The proposal Lantigua recently sent to the City Council would have reopened the door to billboards in Lawrence, but only in the industrial zones. Besides the mills along the Merrimack River and Malden Mills, the zones include a warehouse district on Andover Street and several acres on Marston Street that includes the Commonwealth Motors dealership, where the electronic billboard erected as part of the state’s pilot program now greets drivers as they enter the city limits from the east.
Lantigua and Patrick Blanchette, the city’s director of economic development, did not return phone calls seeking information about their proposal to bring back billboards. The proposal would allow billboards only by special permit, meaning each application to erect a billboard would be considered separately and require a public hearing.
Norm Nimmo, the chairman of the city Planning Board, which endorsed the zoning changes that would allow billboards, said the plan is intended to make money for the city.

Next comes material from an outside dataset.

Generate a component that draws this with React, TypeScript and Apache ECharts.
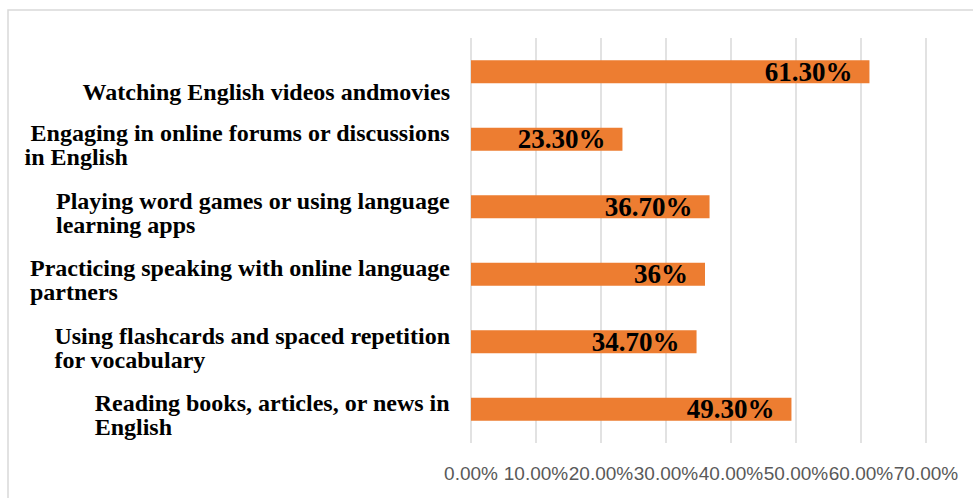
import React, { useEffect, useRef } from "react";
import * as echarts from "echarts";

const categories: string[] = [
  "Watching English videos andmovies",
  " Engaging in online forums or discussions\nin English",
  "Playing word games or using language\nlearning apps",
  "Practicing speaking with online language\npartners",
  "Using flashcards and spaced repetition\nfor vocabulary",
  "Reading books, articles, or news in\nEnglish",
];
const values: number[] = [61.3, 23.3, 36.7, 36, 34.7, 49.3];
const valueLabels: string[] = ["61.30%", "23.30%", "36.70%", "36%", "34.70%", "49.30%"];
const tickLabels: string[] = ["0.00%", "10.00%", "20.00%", "30.00%", "40.00%", "50.00%", "60.00%", "70.00%"];

const CAT_FONT = '"Liberation Serif", "Times New Roman", serif';

export default function App() {
  const ref = useRef<HTMLDivElement>(null);
  useEffect(() => {
    if (!ref.current) return;
    const chart = echarts.init(ref.current, undefined, { renderer: "svg" });
    const catData = categories.map((c, i) => ({
      value: c,
      textStyle: { padding: [i === 0 ? 40 : 12, 0, 0, 0] },
    }));
    chart.setOption({
      animation: false,
      backgroundColor: "#ffffff",
      graphic: [
        {
          type: "rect",
          shape: { x: 8, y: 10, width: 1000, height: 520 },
          style: { fill: "none", stroke: "#D9D9D9", lineWidth: 1.5 },
          silent: true,
          z: -1,
        },
      ],
      grid: { left: 471, right: 47, top: 38, bottom: 55, containLabel: false },
      xAxis: {
        type: "value",
        min: 0,
        max: 70,
        interval: 10,
        axisLine: { show: false },
        axisTick: { show: false },
        splitLine: { show: true, lineStyle: { color: "#D9D9D9", width: 1.5 } },
        axisLabel: {
          margin: 21,
          showMinLabel: true,
          showMaxLabel: true,
          hideOverlap: false,
          color: "#595959",
          fontFamily: '"Liberation Sans", Arial, sans-serif',
          fontSize: 19,
          formatter: (v: number) => tickLabels[Math.round(v / 10)] ?? "",
        },
      },
      yAxis: {
        type: "category",
        inverse: true,
        data: catData,
        axisLine: { show: false },
        axisTick: { show: false },
        splitLine: { show: false },
        axisLabel: {
          margin: 21,
          interval: 0,
          align: "right",
          verticalAlign: "middle",
          color: "#000000",
          fontFamily: CAT_FONT,
          fontWeight: "bold",
          fontSize: 24,
          lineHeight: 24,
          formatter: (v: string) =>
            v
              .split("\n")
              .map((l) => `{a|${l}}`)
              .join("\n"),
          rich: {
            a: {
              align: "left",
              fontFamily: CAT_FONT,
              fontWeight: "bold",
              fontSize: 24,
              lineHeight: 24,
              color: "#000000",
            },
          },
        },
      },
      series: [
        {
          type: "bar",
          data: values,
          barWidth: 23,
          itemStyle: { color: "#ED7D31" },
          label: {
            show: true,
            position: "insideRight",
            distance: 17,
            color: "#000000",
            fontFamily: CAT_FONT,
            fontWeight: "bold",
            fontSize: 27,
            formatter: (p: any) => valueLabels[p.dataIndex],
          },
        },
      ],
    });
    return () => chart.dispose();
  }, []);
  return (
    <div
      ref={ref}
      style={{ position: "fixed", left: 0, top: 0, width: 973, height: 498 }}
    />
  );
}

“Given the situation for the city right now, anything is worth trying,” Nimmo said. “We’re in desperate straits. We voted for revenue, is the long and short of it.”
There’s a lot to be made. Nimmo said larger billboards were earning $3,300 a month for their owners when he rented one a decade ago for Bread and Roses, a local non-profit agency. A slice of the rent went to the city.
There are losers too. A 2011 study by an urban planner from Philadelphia found that while billboards make money for landowners who allow them, neighboring properties suffer.
“Billboards negatively impact home values,” planner Jonathan Snyder said in the study, which is posted on the website of Scenic America, an environmental organization dedicated to improving the view from America’s roads. “For each additional billboard in a (Philadelphia) census tract, there is a $947 decrease in home value. Considering that the mean number of billboards in a census tract is 4.8, the resulting decrease in value is $4,546 per house for homes in such districts when compared to the price of an equivalent home in a census tract without billboards.”
Allowing billboards in the city’s riverfront mill districts also could undermine efforts to redevelop the mills for housing and smaller commercial uses and demean the historic value of the mills, according to Dennis DiZoglio, executive director of the Merrimack Valley Planning Commission. Several 19th century mills in Lawrence have been converted in recent years, including the Washington, Monarch and Malden Mills and Union Crossing.
“It’s hard to absorb large billboards in neighborhoods where you’re trying to attract more housing and retail operations,” DiZoglio said. “The trend is to keep them outside of neighborhoods. This would be a whole different approach.”
Brenda Rossi, president of the Sacred Heart Neighborhood Association, has another concern.
“How many Metro PCS billboards do we need in the city?” Rossi asked. “How many vodka ads do we need?”
Under the new Massachusetts regulations, Clear Channel and other billboard companies could erect billboards along highways only if localities agree to allow them.
The localities will be allowed to negotiate their own deals with the companies. Sara Lavoie, a spokeswoman for the state Department of Transportation, could not say whether the new regulations will permit localities to collect fees from the companies as part of the deals they can negotiate.
The state will get no revenues from the billboard companies, but the companies will be required to provide the state with free public service announcements and roadway advisories on their billboards. Last year, the PSAs the state posted on billboards in the pilot program were worth $820,000, the DOT said.
Four states, including Maine and Vermont, and several municipalities, including Boulder, Colo., and Fairfax County, Va., ban all billboards.